**WHAT YOU HAVE TO DO:** Set the data down again, exactly as it reads, but without the pictures.

-- start DATA PROVIDED --

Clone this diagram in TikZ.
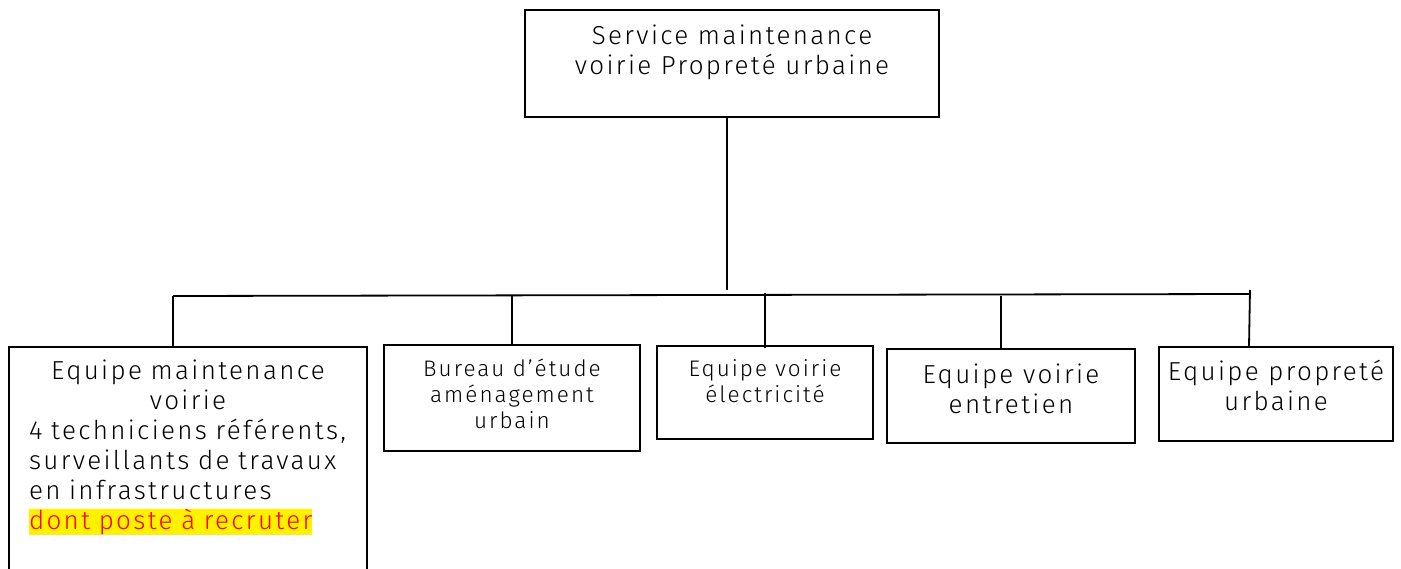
\documentclass[tikz,border=0pt]{standalone}
\usepackage{fontspec}
\setmainfont{Fira Sans Light}[LetterSpace=9]
\usepackage{xcolor}
\usepackage{tikz}
\usetikzlibrary{positioning}

\begin{document}
\begin{tikzpicture}[x=1pt, y=-1pt, node distance=10pt]
    \tikzstyle{box} = [rectangle, draw=black, line width=1.8pt, inner sep=0pt]
    \tikzstyle{boxtext} = [align=center, inner sep=0pt, font=\fontsize{26}{30}\selectfont]
    \tikzstyle{smalltext} = [align=center, inner sep=0pt, font=\fontsize{22.5}{26}\selectfont]
    \tikzstyle{link} = [draw=black, line width=1.8pt]

    \useasboundingbox (0,0) rectangle (1401,569);

    \node [box, minimum width=414pt, minimum height=107pt] (service) at (732,63.5) {};
    \node [boxtext, below=16pt of service.north] (servicetxt) {Service maintenance\\voirie Propreté urbaine};

    \node [box, minimum width=358pt, minimum height=240pt, anchor=north] (maint) at (188,346) {};
    \node [boxtext, text width=318pt, align=left, below=14pt of maint.north] (mainttxt) {{\centering Equipe maintenance\\voirie\par}\raggedright 4 techniciens référents,\\surveillants de travaux\\en infrastructures\\{\setlength{\fboxsep}{0pt}\colorbox{yellow}{\textcolor{red}{dont poste à recruter}}}};

    \node [box, minimum width=256pt, minimum height=106pt, anchor=north] (bureau) at (512,344) {};
    \node [smalltext, below=15pt of bureau.north] (bureautxt) {Bureau d’étude\\aménagement\\urbain};

    \node [box, minimum width=216pt, minimum height=93pt, anchor=north] (elec) at (765,345) {};
    \node [smalltext, below=14pt of elec.north] (electxt) {Equipe voirie\\électricité};

    \node [box, minimum width=248pt, minimum height=94pt, anchor=north] (entretien) at (1011,348) {};
    \node [boxtext, below=16pt of entretien.north] (entretientxt) {Equipe voirie\\entretien};

    \node [box, minimum width=234pt, minimum height=94pt, anchor=north] (proprete) at (1276,346) {};
    \node [boxtext, below=14pt of proprete.north] (propretetxt) {Equipe propreté\\urbaine};

    % bus line under the service box
    \coordinate (busL) at (173,296);
    \coordinate (busR) at (1250,294);
    \draw [link] (busL) -- (busR);
    \draw [link] ([xshift=-5pt]service.south) -- ([xshift=-5pt]service.south |- 0,290);

    \draw [link] (busL) -- (busL |- maint.north);
    \draw [link] (bureau.north) -- (bureau.north |- busL);
    \draw [link] ([yshift=-3pt]elec.north) -- ([yshift=3pt]elec.north |- busL);
    \draw [link] ([xshift=-10pt]entretien.north) -- ([xshift=-10pt]entretien.north |- busL);
    \draw [link] ([yshift=4pt]busR) -- ([xshift=-1pt]busR |- proprete.north);
\end{tikzpicture}
\end{document}
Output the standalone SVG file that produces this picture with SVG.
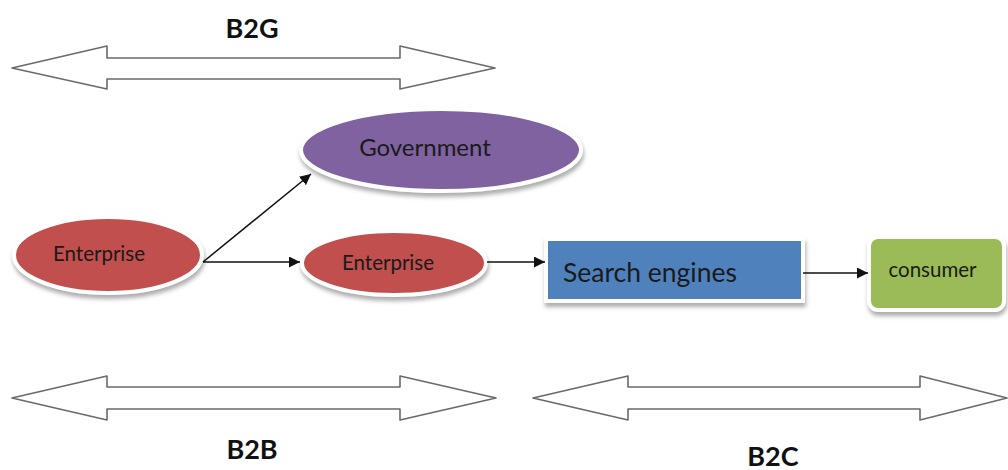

-- end DATA PROVIDED --

**PROBLEM SOLUTION:**
Clone this diagram in TikZ.
\documentclass[tikz,border=0pt]{standalone}
\usepackage{fontspec}
\setmainfont{Fira Sans Light}[LetterSpace=9]
\usepackage{xcolor}
\usepackage{tikz}
\usetikzlibrary{positioning}

\begin{document}
\begin{tikzpicture}[x=1pt, y=-1pt, node distance=10pt]
    \tikzstyle{box} = [rectangle, draw=black, line width=1.8pt, inner sep=0pt]
    \tikzstyle{boxtext} = [align=center, inner sep=0pt, font=\fontsize{26}{30}\selectfont]
    \tikzstyle{smalltext} = [align=center, inner sep=0pt, font=\fontsize{22.5}{26}\selectfont]
    \tikzstyle{link} = [draw=black, line width=1.8pt]

    \useasboundingbox (0,0) rectangle (1401,569);

    \node [box, minimum width=414pt, minimum height=107pt] (service) at (732,63.5) {};
    \node [boxtext, below=16pt of service.north] (servicetxt) {Service maintenance\\voirie Propreté urbaine};

    \node [box, minimum width=358pt, minimum height=240pt, anchor=north] (maint) at (188,346) {};
    \node [boxtext, text width=318pt, align=left, below=14pt of maint.north] (mainttxt) {{\centering Equipe maintenance\\voirie\par}\raggedright 4 techniciens référents,\\surveillants de travaux\\en infrastructures\\{\setlength{\fboxsep}{0pt}\colorbox{yellow}{\textcolor{red}{dont poste à recruter}}}};

    \node [box, minimum width=256pt, minimum height=106pt, anchor=north] (bureau) at (512,344) {};
    \node [smalltext, below=15pt of bureau.north] (bureautxt) {Bureau d’étude\\aménagement\\urbain};

    \node [box, minimum width=216pt, minimum height=93pt, anchor=north] (elec) at (765,345) {};
    \node [smalltext, below=14pt of elec.north] (electxt) {Equipe voirie\\électricité};

    \node [box, minimum width=248pt, minimum height=94pt, anchor=north] (entretien) at (1011,348) {};
    \node [boxtext, below=16pt of entretien.north] (entretientxt) {Equipe voirie\\entretien};

    \node [box, minimum width=234pt, minimum height=94pt, anchor=north] (proprete) at (1276,346) {};
    \node [boxtext, below=14pt of proprete.north] (propretetxt) {Equipe propreté\\urbaine};

    % bus line under the service box
    \coordinate (busL) at (173,296);
    \coordinate (busR) at (1250,294);
    \draw [link] (busL) -- (busR);
    \draw [link] ([xshift=-5pt]service.south) -- ([xshift=-5pt]service.south |- 0,290);

    \draw [link] (busL) -- (busL |- maint.north);
    \draw [link] (bureau.north) -- (bureau.north |- busL);
    \draw [link] ([yshift=-3pt]elec.north) -- ([yshift=3pt]elec.north |- busL);
    \draw [link] ([xshift=-10pt]entretien.north) -- ([xshift=-10pt]entretien.north |- busL);
    \draw [link] ([yshift=4pt]busR) -- ([xshift=-1pt]busR |- proprete.north);
\end{tikzpicture}
\end{document}
Output the standalone SVG file that produces this picture with SVG.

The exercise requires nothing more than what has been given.